The results were devastating once David settled. Managed by Christophe Galtier, Lille took on Paris Saint-Germain. “When I first arrived I didn’t think about winning any league titles,” David says “I just thought about getting myself into shape. But as the season goes on and you think anything’s possible. It’s incredible to finish in front of PSG given the finances they have. It will stay in my my mind for ever.”

David’s improvement was crucial. He scored 11 times after Christmas and opened the scoring when Lille clinched the title by beating Angers 2-1 on the final day. “The whole day leading up to the game I was nervous. This is the game that would define our whole season. You lose this game and all the work you did was for nothing. Everybody was a bit nervous.”

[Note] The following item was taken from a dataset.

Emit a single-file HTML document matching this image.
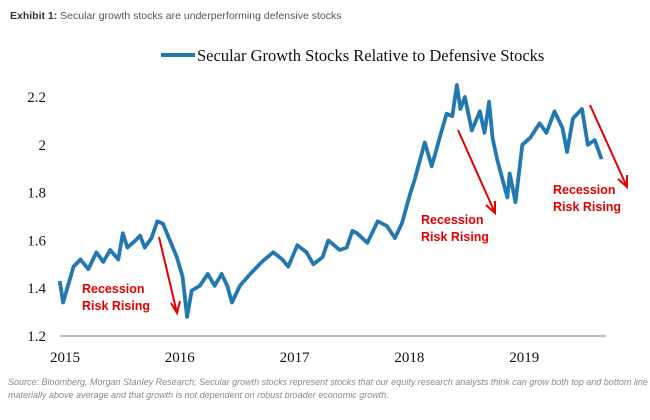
<!DOCTYPE html>
<html><head><meta charset="utf-8"><style>
body{margin:0;background:#fff;width:650px;height:420px;overflow:hidden}
svg{display:block}
</style></head><body>
<svg id="c" width="650" height="420" xmlns="http://www.w3.org/2000/svg">
<text x="10" y="19" font-family="Liberation Sans, sans-serif" font-size="10.5" fill="#555"><tspan font-weight="bold" fill="#333">Exhibit 1:</tspan> Secular growth stocks are underperforming defensive stocks</text>
<g>
<line x1="161" y1="55" x2="195" y2="55" stroke="#2378b0" stroke-width="4"/>
<text x="197" y="61" font-family="Liberation Serif, serif" font-size="16.5" fill="#111">Secular Growth Stocks Relative to Defensive Stocks</text>
</g>
<line x1="60" y1="336" x2="606" y2="336" stroke="#999" stroke-width="1.3"/>
<g id="yt"></g>
<g id="xt"></g>
<path id="ln" fill="none" stroke="#2378b0" stroke-width="3.8" stroke-linejoin="round"/>
<g fill="#e00000" font-family="Liberation Sans, sans-serif" font-weight="bold" font-size="12.5">
<text x="82" y="293"><tspan x="82">Recession</tspan><tspan x="82" dy="17">Risk Rising</tspan></text>
<text x="421" y="224"><tspan x="421">Recession</tspan><tspan x="421" dy="17">Risk Rising</tspan></text>
<text x="553" y="194"><tspan x="553">Recession</tspan><tspan x="553" dy="17">Risk Rising</tspan></text>
</g>
<g stroke="#e00000" stroke-width="2" fill="none">
<path d="M159 237 L177 313 M171 303 L177 313 L180 301"/>
<path d="M458 130 L495 213 M486 205 L495 213 L495 201"/>
<path d="M590 105 L627 187 M618 179 L627 187 L627 175"/>
</g>
<text font-family="Liberation Sans, sans-serif" font-style="italic" font-size="9" fill="#888"><tspan x="8" y="385">Source: Bloomberg, Morgan Stanley Research; Secular growth stocks represent stocks that our equity research analysts think can grow both top and bottom line</tspan><tspan x="8" y="398">materially above average and that growth is not dependent on robust broader economic growth.</tspan></text>
</svg>
<script>
const years=[2014.98,2015.01,2015.10,2015.16,2015.23,2015.30,2015.36,2015.42,2015.49,2015.53,2015.57,2015.64,2015.68,2015.72,2015.78,2015.83,2015.88,2015.94,2016.00,2016.05,2016.09,2016.13,2016.20,2016.27,2016.33,2016.39,2016.44,2016.48,2016.55,2016.64,2016.74,2016.84,2016.92,2016.97,2017.05,2017.13,2017.19,2017.27,2017.32,2017.42,2017.48,2017.53,2017.57,2017.66,2017.75,2017.83,2017.90,2017.96,2018.03,2018.07,2018.16,2018.22,2018.29,2018.35,2018.40,2018.44,2018.47,2018.51,2018.57,2018.64,2018.68,2018.72,2018.75,2018.79,2018.84,2018.88,2018.90,2018.95,2019.01,2019.08,2019.16,2019.22,2019.29,2019.36,2019.40,2019.45,2019.53,2019.58,2019.64,2019.70];
const values=[1.43,1.34,1.49,1.52,1.48,1.55,1.51,1.56,1.52,1.63,1.57,1.60,1.62,1.57,1.61,1.68,1.67,1.60,1.53,1.45,1.28,1.39,1.41,1.46,1.41,1.46,1.41,1.34,1.41,1.46,1.51,1.55,1.52,1.49,1.58,1.55,1.50,1.53,1.60,1.56,1.57,1.64,1.63,1.59,1.68,1.66,1.61,1.67,1.79,1.85,2.01,1.91,2.03,2.13,2.12,2.25,2.15,2.20,2.06,2.14,2.05,2.18,2.03,1.94,1.85,1.78,1.88,1.76,2.00,2.03,2.09,2.05,2.14,2.07,1.97,2.11,2.15,2.00,2.02,1.94];
const yTicks=["1.2","1.4","1.6","1.8","2","2.2"];
const xTicks=["2015","2016","2017","2018","2019"];
const X=v=>62+(v-2015)*114.8;
const Y=v=>336-(v-1.2)*239;
const NS="http://www.w3.org/2000/svg";
const yt=document.getElementById('yt'),xt=document.getElementById('xt');
yTicks.forEach(t=>{const e=document.createElementNS(NS,'text');


e.setAttribute('x',46);e.setAttribute('y',Y(+t)+5);e.setAttribute('text-anchor','end');
e.setAttribute('font-family','Liberation Serif, serif');e.setAttribute('font-size','15');e.setAttribute('fill','#111');
e.textContent=t;yt.appendChild(e);});
xTicks.forEach(t=>{const e=document.createElementNS(NS,'text');


e.setAttribute('x',X(+t)+3);e.setAttribute('y',362);e.setAttribute('text-anchor','middle');
e.setAttribute('font-family','Liberation Serif, serif');e.setAttribute('font-size','15');e.setAttribute('fill','#111');
e.textContent=t;xt.appendChild(e);});
document.getElementById('ln').setAttribute('d',years.map((y,i)=>(i?'L':'M')+X(y).toFixed(1)+' '+Y(values[i]).toFixed(1)).join(' '));
</script>
</body></html>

Fortunately David is adept at controlling his emotions. The disappointment for Lille is that their rise was unsustainable. The team broke up – Galtier manages PSG now – and it would not be a surprise to see David move on next summer. He has played well since Paulo Fonseca’s arrival at Lille. Fonseca’s attacking style has brought the best out of David, who has 10 goals this season.

It is important for David to feel free on the pitch. He analyses the art of finishing. “It’s when you have more time to think that you have doubts,” he says. “When a cross comes in I think it’s all up to instinct. It’s more when you’re going through against the goalkeeper and you have space to think about what you’re going to do that it becomes more difficult. But if it’s touch, finish, there’s no time to have doubts. Every game is an experience and you become better for it.”

David’s hero was Thierry Henry. The former Arsenal striker once said he valued an assist more than a goal. “I see where he’s coming from,” David says. “But for me it’s not at the same level. The goal is more! But the assist is close.

“My job is to score goals. But playing well and being involved in the game is what’s going to get me my goals. Getting my touches, combining, making my runs in behind. After that everything is set.”

Few players are better than De Bruyne when it comes to making chances. “All this guy thinks about is: ‘How can I assist my striker?’” David says of the Belgium midfielder. “To play with a guy like that would be a dream. You just have to run and you’ll get the ball. We just have to find a way to stop him.”